This paper presents an application of 5 existing statistical and machine learning methods for pipe burst prediction.

I suggest to reject this paper based of several major issues, such as:

1. There is very little novelty in this paper, which is essentially a poorly done machine learning exercise that would should be rather featured in a blog on Kaggle, rather than in a scientific journal; known techniques, different dataset, no advancing of the state-of-the-art.

2. Most of the paper is about the description of existing techniques, which have been described several times in the literature. The authors employ the RCNN-SVR technique but they fail to cite the correct paper [1] both in the references (Line 375, a paper from 2016) and in the text (Line 148, a paper from 2018). They lack to provide the required details to understand the model, e.g., are those 1D convolutional layers? How many trainable parameters total?

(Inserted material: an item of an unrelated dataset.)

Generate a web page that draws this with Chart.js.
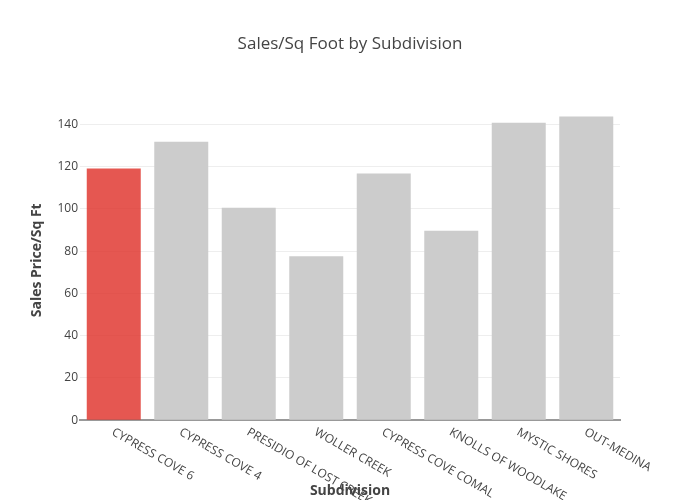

3. The latter information is particularly important because Deep Learning models usually have hundreds of thousand of parameters, and the proposed dataset is made of barely 200 data points. Deep Learning is employed when BIG DATA is available, this is clearly not the case. This raises the issue of whether the models have been trained appropriately or not. In line 52, the authors claim that 85% of data have been selected for training and the rest of them have been used to test the models. Was the training data further split to create a separate validation dataset? Or is the test set used for "validation" and model selection? Is this a fair comparison? Given the data is tabular, not an image or a time-series, I am confident tree-based algorithms such as Random Forest, ExtraTrees or Gradient Boosting trained using a single line of Python would provide at least the same results. Why did the authors use outdated benchmarks for comparison? Most importantly, the authors failed to provide the details needed to understand how they developed and compared the models.

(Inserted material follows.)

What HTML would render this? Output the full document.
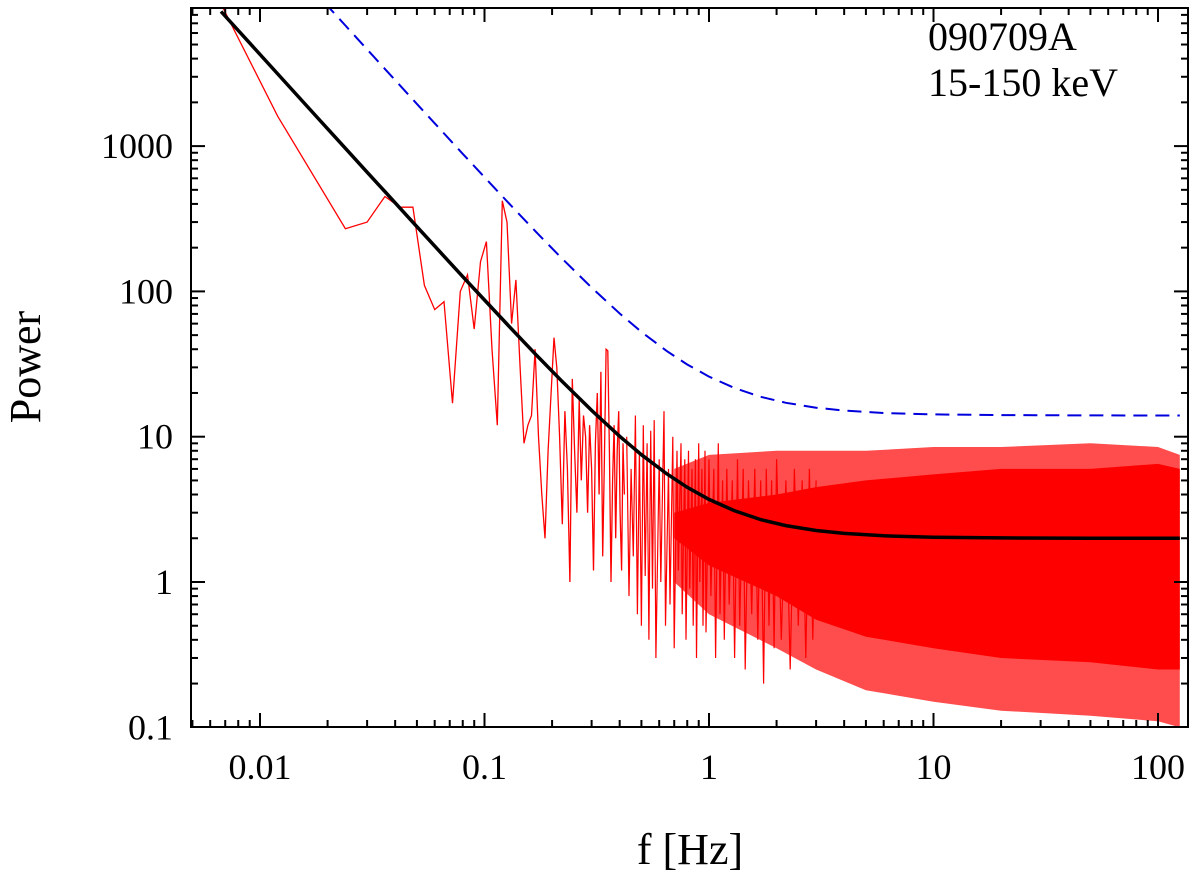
<!DOCTYPE html>
<html><head><meta charset="utf-8">
<style>
html,body{margin:0;padding:0;background:#fff;}
svg{display:block;font-family:"Liberation Serif",serif;}
</style></head>
<body>
<svg id="chart" width="1200" height="879" viewBox="0 0 1200 879">
  <defs><clipPath id="plotclip"><rect x="191" y="8" width="997" height="719"/></clipPath></defs>
  <g id="plot" clip-path="url(#plotclip)"></g>
  <g id="axes"></g>
  <text x="928" y="50" font-size="40">090709A</text>
  <text x="928" y="96" font-size="40">15-150 keV</text>
  <text x="690" y="864" font-size="44" text-anchor="middle">f [Hz]</text>
  <text transform="translate(40,367) rotate(-90)" font-size="44" text-anchor="middle">Power</text>
</svg>
<script>
// ---- data ----
const lowFreq = [0.0067,0.012,0.024,0.03,0.036,0.042,0.048,0.054,0.06,0.066,0.072,0.078,0.084,0.09,0.096,0.102,0.108,0.114,0.12,0.126,0.132,0.138,0.144,0.15,0.156,0.162,0.168,0.174,0.18,0.186,0.192,0.198,0.204,0.21,0.216,0.222,0.228,0.234,0.24,0.246,0.252,0.258,0.264,0.27,0.276,0.282,0.288,0.294,0.3,0.306,0.312,0.318,0.324,0.33,0.336,0.342,0.348,0.354,0.36,0.366,0.372,0.378,0.384,0.39,0.396,0.402,0.408,0.414,0.42];
const lowPower = [9500,1600,270,300,450,380,380,110,75,85,17,100,130,55,160,220,40,12,420,300,60,120,30,9,12,14,40,10,4,2,8,20,48,30,10,2.5,15,6,1,25,8,3,18,5,14,10,3,12,6,1.2,9,20,4,28,1.5,7,40,39,8,1,5,12,2,8,15,3,1.2,9,4];
const midFreq = [0.43,0.44,0.45,0.46,0.47,0.48,0.49,0.5,0.51,0.52,0.53,0.54,0.55,0.56,0.57,0.58,0.6,0.61,0.63,0.64,0.66,0.67,0.69,0.7,0.72,0.73,0.75,0.76,0.78,0.79,0.81,0.82,0.84,0.85,0.87,0.88,0.9,0.91,0.93,0.94,0.96,0.97,1.0,1.02,1.05,1.07,1.1,1.12,1.15,1.17,1.2,1.23,1.27,1.3,1.34,1.37,1.42,1.45,1.5,1.55,1.6,1.65,1.7,1.75,1.8,1.85,1.9,1.95,2.0,2.1,2.2,2.3,2.4,2.5,2.6,2.7,2.8,2.9,3.0];
const midPower = [10,0.8,6,1.5,14,0.6,8,0.5,12,1.1,9,0.4,11,0.9,13,0.3,7,1,15,0.5,6,0.7,10,0.35,8,1.2,9,0.6,7,0.4,8,0.9,6,0.5,7,0.3,9,1,6,0.5,8,0.45,7,0.8,6,0.3,9,0.6,5,0.4,6,0.7,5,0.3,7,0.5,6,0.25,5,0.6,6,0.4,5,0.2,6,0.5,5,0.35,7,0.4,5,0.25,6,0.5,5,0.3,6,0.4,5];
const bandFreq = [0.7,1,2,3,5,10,20,50,100,125];
const outerUpper = [6,7.5,8,8,8,8.5,8.5,9,8.5,7.5];
const outerLower = [1,0.6,0.35,0.25,0.18,0.15,0.13,0.12,0.11,0.1];
const coreUpper = [3,3.5,4,4.5,5,5.5,6,6,6.5,6];
const coreLower = [2,1.3,0.8,0.55,0.42,0.35,0.3,0.28,0.25,0.25];
const modelAmp = [1.7];
const modelAlpha = [1.7];
const modelConst = [2];
const thresholdScale = [7];
const modelFreq = [0.0067,0.012,0.018,0.024,0.03,0.036,0.048,0.06,0.08,0.1,0.13,0.17,0.22,0.3,0.4,0.5,0.65,0.8,1,1.3,1.7,2.2,3,4,6,10,20,50,125];
const xTicks = [0.01,0.1,1,10,100];
const xTickLabels = ["0.01","0.1","1","10","100"];
const yTicks = [0.1,1,10,100,1000];
const yTickLabels = ["0.1","1","10","100","1000"];

const L=191,R=1188,T=8,B=727;
const X = f => 260 + (Math.log10(f)+2)*224.5;
const Y = p => 582 - Math.log10(p)*145.3;
const NS="http://www.w3.org/2000/svg";
const plot=document.getElementById('plot'), axes=document.getElementById('axes');
function mk(tag, attrs, parent){const e=document.createElementNS(NS,tag);for(const k in attrs)e.setAttribute(k,attrs[k]);parent.appendChild(e);return e;}
const pts=(fs,ps)=>fs.map((f,i)=>X(f).toFixed(1)+','+Y(ps[i]).toFixed(1));

let e;
e=mk('polygon',{points:pts(bandFreq,outerUpper).concat(pts(bandFreq,outerLower).reverse()).join(' '),fill:'#ff0000','fill-opacity':'0.7'},plot);


e=mk('polygon',{points:pts(bandFreq,coreUpper).concat(pts(bandFreq,coreLower).reverse()).join(' '),fill:'#ff0000'},plot);


e=mk('polyline',{points:pts(midFreq,midPower).join(' '),fill:'none',stroke:'#ff0000','stroke-width':'1.2'},plot);


e=mk('polyline',{points:pts(lowFreq,lowPower).join(' '),fill:'none',stroke:'#ff0000','stroke-width':'1.3'},plot);



const model = modelFreq.map(f=>modelAmp[0]*Math.pow(f,-modelAlpha[0])+modelConst[0]);
e=mk('polyline',{points:pts(modelFreq,model.map(v=>v*thresholdScale[0])).join(' '),fill:'none',stroke:'#0000dd','stroke-width':'2','stroke-dasharray':'14,8'},plot);


e=mk('polyline',{points:pts(modelFreq,model).join(' '),fill:'none',stroke:'#000','stroke-width':'3.5'},plot);



e=mk('rect',{x:L,y:T,width:R-L,height:B-T,fill:'none',stroke:'#000','stroke-width':'2'},axes);


for(let d=-3; d<=2; d++){
  for(let m=1;m<10;m++){
    const f=m*Math.pow(10,d), x=X(f);
    if(x<L||x>R) continue;
    const len = m===1?14:7;
    mk('line',{x1:x,y1:B,x2:x,y2:B-len,stroke:'#000','stroke-width':'2'},axes);
    mk('line',{x1:x,y1:T,x2:x,y2:T+len,stroke:'#000','stroke-width':'2'},axes);
  }
}
xTicks.forEach((f,i)=>{
  const t=mk('text',{x:X(f),y:B+52,'font-size':'36','text-anchor':'middle'},axes);
  t.textContent=xTickLabels[i];
  
  
});
for(let d=-1; d<=3; d++){
  for(let m=1;m<10;m++){
    const p=m*Math.pow(10,d), y=Y(p);
    if(y<T||y>B) continue;
    const len = m===1?14:7;
    mk('line',{x1:L,y1:y,x2:L+len,y2:y,stroke:'#000','stroke-width':'2'},axes);
    mk('line',{x1:R,y1:y,x2:R-len,y2:y,stroke:'#000','stroke-width':'2'},axes);
  }
}
yTicks.forEach((p,i)=>{
  const t=mk('text',{x:L-18,y:Y(p)+12,'font-size':'36','text-anchor':'end'},axes);
  t.textContent=yTickLabels[i];
  
  
});
</script>
</body></html>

4. The paper lacks organization and structure. Experimental setup (e.g., train/test division) is presented in the Methodology, so are the final trained models. The dataset is cited in the Methodology but introduced in a subsequent section. The results and discussion section is minimal, and there is no discussion at all.

5. The literature review is outdated and incomplete, see for instance the papers [2-4] reproted at the end of this review.

6. The paper is difficult to read even for an expert in the field.

References:

[1] Zhang, Youshan, and Qi Li. "A regressive convolution neural network and

support vector regression model for electricity consumption forecasting."

Future of Information and Communication Conference. Springer, Cham, 2019.

[2] Konstantinou, Charalampos, and Ivan Stoianov. "A comparative study of

statistical and machine learning methods to infer causes of pipe breaks

in water supply networks." Urban Water Journal 17.6 (2020): 534-548.

[3] Snider, Brett, and Edward A. McBean. "Improving urban water security through

pipe-break prediction models: Machine learning or survival analysis."

Journal of Environmental Engineering 146.3 (2020): 04019129.

[4] Zhou, Xiao, et al. "Deep learning identifies accurate burst locations in water

distribution networks." Water research 166 (2019): 115058.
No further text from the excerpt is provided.